Do you know what to do if: your tooth has suddenly been knocked out; or a sharp, large, piece of wood has been impaled in your body; suffered severe anaphylactic or allergic reaction; or fell from a high ladder?
Completing a first aid course prepares you to respond in emergency situations. However, even if you have not completed any first aid course, there are simple first aid treatments that everyone can learn. When done quickly and properly, these first aid tips could actually save somebody’s life.
Consider these tips as first aid basics – five things everyone should know, especially if you have no basic knowledge of first aid.
1. Tourniquet for bleeding is a NO-NO.
In case of bleeding, only apply pressure and never attempt to use a tourniquet unless you have received proper training. Improper use of tourniquet could actually destroy the affected limb.
2. Do not attempt to remove impaled foreign object.
Impalement of objects on body parts is actually very common. They can happen to very young children as much as in very old adults. This is especially true after storms when debris become impalement hazard. Punctures are the fourth leading causes of emergency room visits, just falling behind falls, car accidents and blunt injuries.
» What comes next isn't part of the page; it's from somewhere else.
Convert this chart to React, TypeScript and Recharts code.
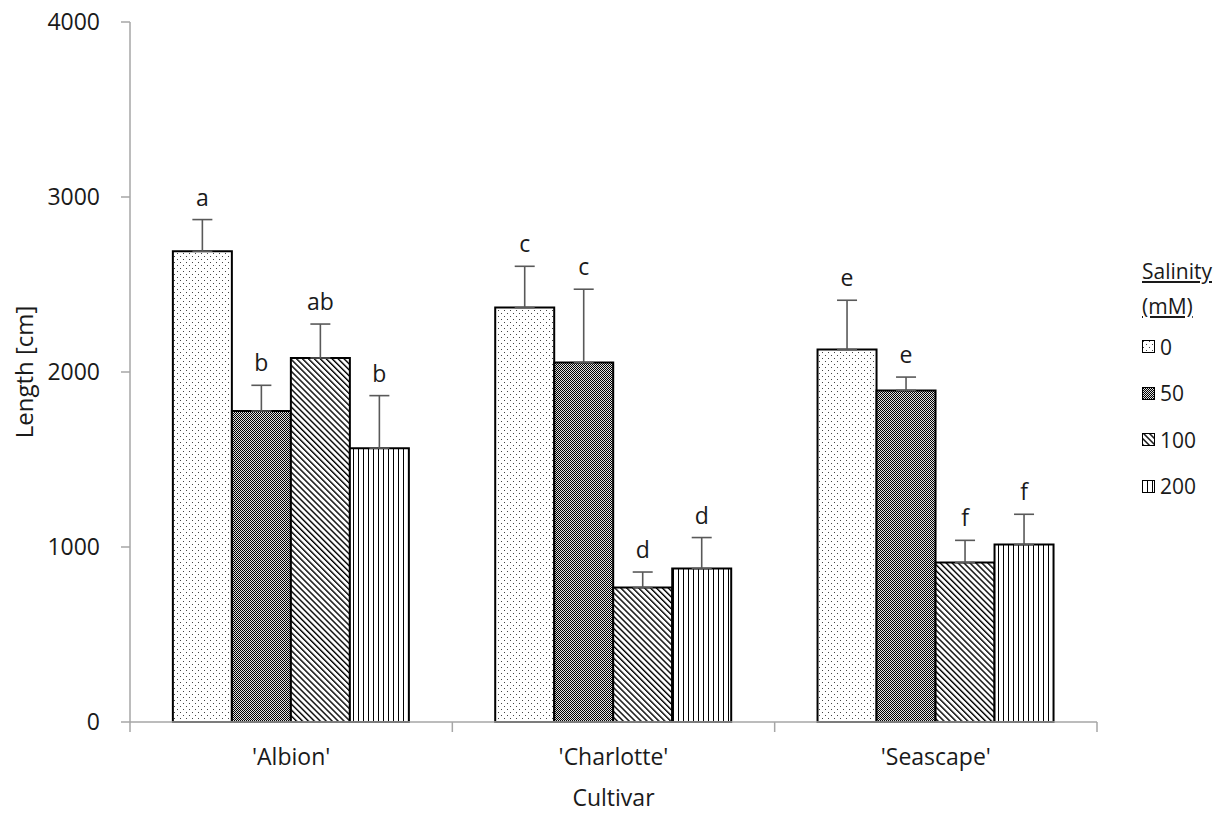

In case of impalement, the doctors recommend leaving the object in place and calling 911, unless the impaled object is small. Pulling or releasing the injuring object may cause veins or arteries to rupture and bleed profusely. If not treated immediately, the bleeding can cost the life of the victim.
3. Epinephrine auto-injector for severe allergic reaction.
People who have previous history of severe anaphylactic reaction or allergy often have a standby epinephrine auto-injector or epinephrine pen. If you someone develops allergic reaction, make sure to ask if he or she has an epinephrine pen. When people are in an emergency situation, they can become panicked and lose concentration, often forgetting their emergency medications.
Auto-injectors are specifically designed for emergency treatment. You can use it even if you don’t have any prior training. Give a shot of epinephrine and, of course, call 911.
4. Never move a person who fell from a high place.
In any fall accident, spinal cord injuries are always a possibility, therefore, you should not move the victim unless there is clear danger. In most cases, moving a victim with underlying spinal cord injury can only cause further harm. If you need to move the victim, make sure you do a log roll so that the entire body (from head to legs) moves as one unit.
5. Don’t clean or wash a knocked-out or fallen tooth.
Cleaning the tooth can damage important structures of the tooth such as ligament and nerves. Instead of cleaning the tooth, place it in a glass of milk and visit the nearest emergency room immediately. Avoid touching the base of the tooth and make sure your hands are clean before handling the tooth.